[Recorded information]:

************

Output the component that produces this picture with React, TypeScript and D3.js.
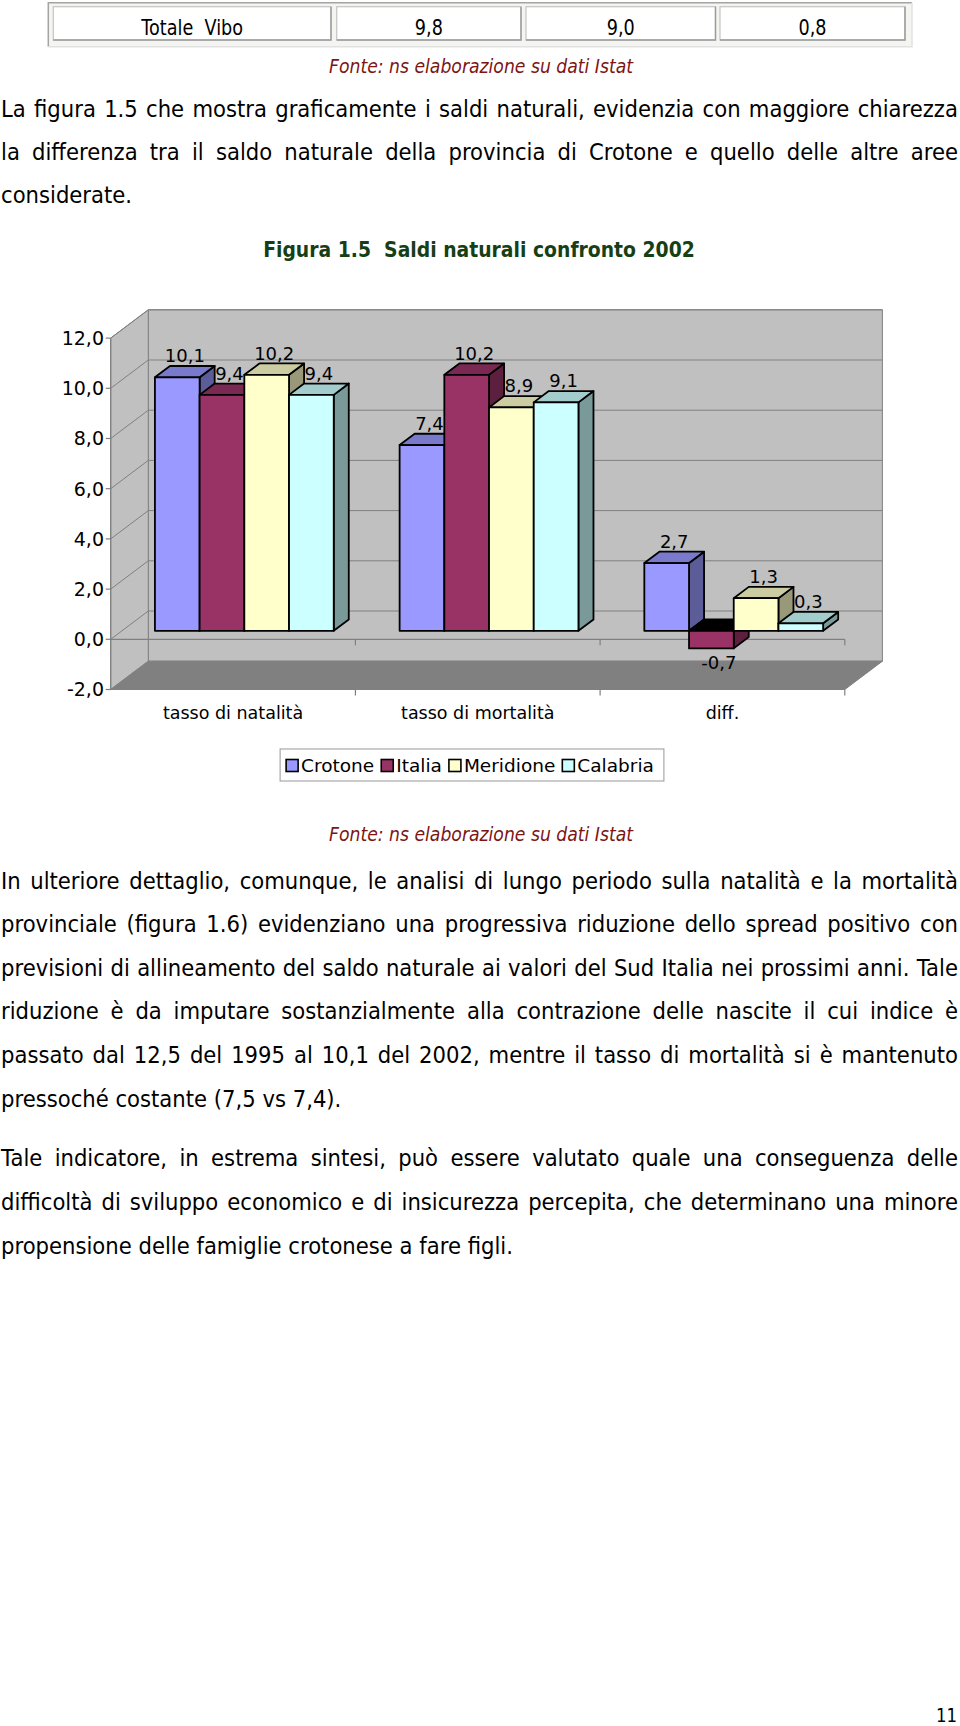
import React, { useEffect, useRef } from "react";
import * as d3 from "d3";

// ---------- data ----------
const categories = ["tasso di natalità", "tasso di mortalità", "diff."];
const seriesNames = ["Crotone", "Italia", "Meridione", "Calabria"];
const crotone = [10.1, 7.4, 2.7];
const italia = [9.4, 10.2, -0.7];
const meridione = [10.2, 8.9, 1.3];
const calabria = [9.4, 9.1, 0.3];
const seriesColors = ["#9999ff", "#993366", "#ffffcc", "#ccffff"];
const yTicks = [-2, 0, 2, 4, 6, 8, 10, 12];

const tableRow = ["Totale  Vibo", "9,8", "9,0", "0,8"];
const sourceNote = "Fonte: ns elaborazione su dati Istat";
const figureTitle = "Figura 1.5  Saldi naturali confronto 2002";
const para1 = [
  "La figura 1.5 che mostra graficamente i saldi naturali, evidenzia con maggiore chiarezza",
  "la differenza tra il saldo naturale della provincia di Crotone e quello delle altre aree",
  "considerate.",
];
const para2 = [
  "In ulteriore dettaglio, comunque, le analisi di lungo periodo sulla natalità e la mortalità",
  "provinciale (figura 1.6) evidenziano una progressiva riduzione dello spread positivo con",
  "previsioni di allineamento del saldo naturale ai valori del Sud Italia nei prossimi anni. Tale",
  "riduzione è da imputare sostanzialmente alla contrazione delle nascite il cui indice è",
  "passato dal 12,5 del 1995 al 10,1 del 2002, mentre il tasso di mortalità si è mantenuto",
  "pressoché costante (7,5 vs 7,4).",
];
const para3 = [
  "Tale indicatore, in estrema sintesi, può essere valutato quale una conseguenza delle",
  "difficoltà di sviluppo economico e di insicurezza percepita, che determinano una minore",
  "propensione delle famiglie crotonese a fare figli.",
];
const pageNumber = "11";

const FONT = "'DejaVu Sans', Verdana, sans-serif";
const fmt = (v: number) => d3.format(".1f")(v).replace(".", ",").replace("\u2212", "-");

export default function App() {
  const ref = useRef<SVGSVGElement>(null);

  useEffect(() => {
    document.body.style.margin = "0";
    const svg = d3.select(ref.current);
    svg.selectAll("*").remove();

    // ---------- table row ----------
    const tg = svg.append("g");
    tg.append("rect").attr("x", 48.3).attr("y", 2.7).attr("width", 863.7).attr("height", 44).attr("fill", "#f4f4f0");
    tg.append("path").attr("d", "M48.3,46.7V2.7H912").attr("stroke", "#a4a4a4").attr("stroke-width", 1.5).attr("fill", "none");
    tg.append("path").attr("d", "M912,2.7V46.7H48.3").attr("stroke", "#e2e2e2").attr("stroke-width", 1.5).attr("fill", "none");
    const colEdges = [[53.3, 331], [336.7, 521], [526, 715.5], [720, 905]];
    tableRow.forEach((t, i) => {
      const [a, b] = colEdges[i];
      tg.append("rect").attr("x", a).attr("y", 6.7).attr("width", b - a).attr("height", 33.3)
        .attr("fill", "#fff").attr("stroke", "#c4c4c4").attr("stroke-width", 1.2);
      tg.append("path").attr("d", `M${a},40H${b}V6.7`).attr("stroke", "#9a9a9a").attr("stroke-width", 1.4).attr("fill", "none");
      tg.append("text")
        .attr("transform", `translate(${(a + b) / 2},35) scale(0.86,1)`)
        .attr("text-anchor", "middle").attr("font-family", FONT).attr("font-size", 20.5)
        .style("white-space", "pre").attr("fill", "#000").text(t);
    });

    // ---------- source notes / title ----------
    [73.3, 841].forEach((yy) => {
      svg.append("text").attr("x", 481).attr("y", yy).attr("text-anchor", "middle")
        .attr("font-family", FONT).attr("font-size", 20).attr("font-style", "italic")
        .attr("fill", "#7d1515").attr("textLength", 304).attr("lengthAdjust", "spacingAndGlyphs")
        .text(sourceNote);
    });
    svg.append("text").attr("x", 479).attr("y", 256.7).attr("text-anchor", "middle")
      .attr("font-family", FONT).attr("font-size", 21).attr("font-weight", "bold")
      .attr("fill", "#163f16").style("white-space", "pre")
      .attr("textLength", 431.7).attr("lengthAdjust", "spacingAndGlyphs").text(figureTitle);

    // ---------- body paragraphs (justified) ----------
    const BODY_SIZE = 23;
    const meas = svg.append("text").attr("font-family", FONT).attr("font-size", BODY_SIZE)
      .style("white-space", "pre").attr("x", -2000).attr("y", -2000);
    const mw = (s: string) => { meas.text(s); return (meas.node() as SVGTextElement).getComputedTextLength(); };
    const spaceW = mw("a a") - mw("aa");
    const paragraphs = [
      { lines: para1, y0: 116.7, lh: 43.3 },
      { lines: para2, y0: 888.5, lh: 43.6 },
      { lines: para3, y0: 1165.8, lh: 44.05 },
    ];
    const LEFT = 1, RIGHT = 958, target = RIGHT - LEFT;
    let sc = 1;
    paragraphs.forEach((p) => p.lines.forEach((ln, i) => {
      if (i === p.lines.length - 1) return;
      const words = ln.split(" ");
      const sum = d3.sum(words, mw);
      sc = Math.min(sc, (target - spaceW * (words.length - 1)) / sum);
    }));
    paragraphs.forEach((p) => p.lines.forEach((ln, i) => {
      const words = ln.split(" ");
      const widths = words.map(mw);
      const sum = d3.sum(widths);
      const last = i === p.lines.length - 1;
      const gap = last ? spaceW : (target / sc - sum) / (words.length - 1);
      const g = svg.append("g").attr("transform", `translate(${LEFT},${p.y0 + i * p.lh}) scale(${sc},1)`);
      let cx = 0;
      words.forEach((w, k) => {
        g.append("text").attr("x", cx).attr("y", 0).attr("font-family", FONT)
          .attr("font-size", BODY_SIZE).attr("fill", "#000").text(w);
        cx += widths[k] + gap;
      });
    }));
    meas.remove();

    // ---------- 3D column chart ----------
    const X0 = 110.7, X1 = 844.8, DX = 37.6, DY = 28.3;
    const x = d3.scaleBand<string>().domain(categories).range([X0, X1]);
    const xs = d3.scaleBand<string>().domain(seriesNames).range([0, x.bandwidth()])
      .paddingInner(0).paddingOuter(0.737);
    const y = d3.scaleLinear().domain([-2, 12]).range([689.5, 338.1]);
    const P = (px: number, v: number, d: number): [number, number] => [px + d * DX, y(v) - d * DY];
    const poly = (pts: [number, number][]) => "M" + pts.map((p) => p.join(",")).join("L") + "Z";
    const [vMin, vMax] = [yTicks[0], yTicks[yTicks.length - 1]];
    const cg = svg.append("g");
    const GRID = "#808080";

    // walls and floor
    cg.append("path").attr("d", poly([P(X0, vMax, 1), P(X1, vMax, 1), P(X1, vMin, 1), P(X0, vMin, 1)]))
      .attr("fill", "#c0c0c0").attr("stroke", GRID).attr("stroke-width", 1);
    cg.append("path").attr("d", poly([P(X0, vMax, 0), P(X0, vMax, 1), P(X0, vMin, 1), P(X0, vMin, 0)]))
      .attr("fill", "#c0c0c0").attr("stroke", GRID).attr("stroke-width", 1);
    cg.append("path").attr("d", poly([P(X0, vMin, 0), P(X1, vMin, 0), P(X1, vMin, 1), P(X0, vMin, 1)]))
      .attr("fill", "#808080").attr("stroke", GRID).attr("stroke-width", 1);

    // gridlines
    yTicks.forEach((v) => {
      if (v === vMin) return;
      const a = P(X0, v, 0), b = P(X0, v, 1), c = P(X1, v, 1);
      cg.append("path").attr("d", `M${a}L${b}L${c}`).attr("fill", "none").attr("stroke", GRID).attr("stroke-width", 1);
    });

    // value axis (front)
    cg.append("line").attr("x1", X0).attr("x2", X0).attr("y1", y(vMax)).attr("y2", y(vMin))
      .attr("stroke", GRID).attr("stroke-width", 1.2);
    yTicks.forEach((v) => {
      cg.append("line").attr("x1", X0 - 5).attr("x2", X0).attr("y1", y(v)).attr("y2", y(v))
        .attr("stroke", GRID).attr("stroke-width", 1.2);
      cg.append("text").attr("x", 104).attr("y", y(v) + 6.8).attr("text-anchor", "end")
        .attr("font-family", FONT).attr("font-size", 19).attr("fill", "#000").text(fmt(v));
    });

    // category axis at zero and bottom front edge
    [0, vMin].forEach((v) => {
      cg.append("line").attr("x1", X0).attr("x2", X1).attr("y1", y(v)).attr("y2", y(v))
        .attr("stroke", GRID).attr("stroke-width", 1.2);
      categories.forEach((c) => {
        const xe = (x(c) as number) + x.bandwidth();
        cg.append("line").attr("x1", xe).attr("x2", xe).attr("y1", y(v)).attr("y2", y(v) + 6)
          .attr("stroke", GRID).attr("stroke-width", 1.2);
      });
    });

    // bars
    const values = [crotone, italia, meridione, calabria];
    const D0 = 0.3, D1 = 0.7;
    const shade = (c: string, k: number) => {
      const r = d3.rgb(c);
      return d3.rgb(r.r * k, r.g * k, r.b * k).formatHex();
    };
    categories.forEach((cat, ci) => {
      seriesNames.forEach((ser, si) => {
        const v = values[si][ci];
        const xl = (x(cat) as number) + (xs(ser) as number);
        const w = xs.bandwidth();
        const top = Math.max(v, 0), bot = Math.min(v, 0);
        const col = seriesColors[si];
        const bg = cg.append("g").attr("stroke", "#000").attr("stroke-width", 1.8).attr("stroke-linejoin", "round");
        bg.append("path").attr("d", poly([P(xl + w, top, D0), P(xl + w, top, D1), P(xl + w, bot, D1), P(xl + w, bot, D0)]))
          .attr("fill", shade(col, 0.6));
        bg.append("path").attr("d", poly([P(xl, top, D0), P(xl, top, D1), P(xl + w, top, D1), P(xl + w, top, D0)]))
          .attr("fill", v >= 0 ? shade(col, 0.8) : "#000");
        bg.append("path").attr("d", poly([P(xl, top, D0), P(xl + w, top, D0), P(xl + w, bot, D0), P(xl, bot, D0)]))
          .attr("fill", col);
      });
    });
    // data labels
    categories.forEach((cat, ci) => {
      seriesNames.forEach((ser, si) => {
        const v = values[si][ci];
        const xl = (x(cat) as number) + (xs(ser) as number);
        const cx = xl + xs.bandwidth() / 2 + 0.5 * DX;
        const by = v >= 0 ? y(v) - D0 * DY - 15 : y(v) - D0 * DY + 21;
        cg.append("text").attr("x", cx).attr("y", by).attr("text-anchor", "middle")
          .attr("font-family", FONT).attr("font-size", 18).attr("fill", "#000").text(fmt(v));
      });
    });

    // category labels
    categories.forEach((c) => {
      cg.append("text").attr("x", (x(c) as number) + x.bandwidth() / 2).attr("y", 719)
        .attr("text-anchor", "middle").attr("font-family", FONT).attr("font-size", 17.5)
        .attr("fill", "#000").text(c);
    });

    // legend
    const LG = 18.5;
    const lm = svg.append("text").attr("font-family", FONT).attr("font-size", LG).attr("x", -2000).attr("y", -2000);
    const tw = seriesNames.map((s) => { lm.text(s); return (lm.node() as SVGTextElement).getComputedTextLength(); });
    lm.remove();
    const SW = 12, SG = 3, IG = 7, PADL = 6, PADR = 10;
    const total = PADL + d3.sum(tw) + seriesNames.length * (SW + SG) + IG * (seriesNames.length - 1) + PADR;
    const lx0 = 472 - total / 2;
    const lgG = svg.append("g");
    lgG.append("rect").attr("x", lx0).attr("y", 749).attr("width", total).attr("height", 32)
      .attr("fill", "#fff").attr("stroke", "#a8a8a8").attr("stroke-width", 1.2);
    let lx = lx0 + PADL;
    seriesNames.forEach((s, i) => {
      lgG.append("rect").attr("x", lx).attr("y", 759.5).attr("width", SW).attr("height", SW)
        .attr("fill", seriesColors[i]).attr("stroke", "#000").attr("stroke-width", 1.6);
      lgG.append("text").attr("x", lx + SW + SG).attr("y", 771.5).attr("font-family", FONT)
        .attr("font-size", LG).attr("fill", "#000").text(s);
      lx += SW + SG + tw[i] + IG;
    });

    // page number
    svg.append("text").attr("transform", "translate(957,1721.7) scale(0.85,1)").attr("text-anchor", "end")
      .attr("font-family", FONT).attr("font-size", 19.5).attr("fill", "#000").text(pageNumber);
  }, []);

  return (
    <svg
      ref={ref}
      width={960}
      height={1726}
      style={{ position: "absolute", left: 0, top: 0, display: "block", background: "#fff" }}
    />
  );
}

************

Look through the material and copy each line that has "React".

Output the component that produces this picture with React, TypeScript and D3.js.
import React, { useEffect, useRef } from "react";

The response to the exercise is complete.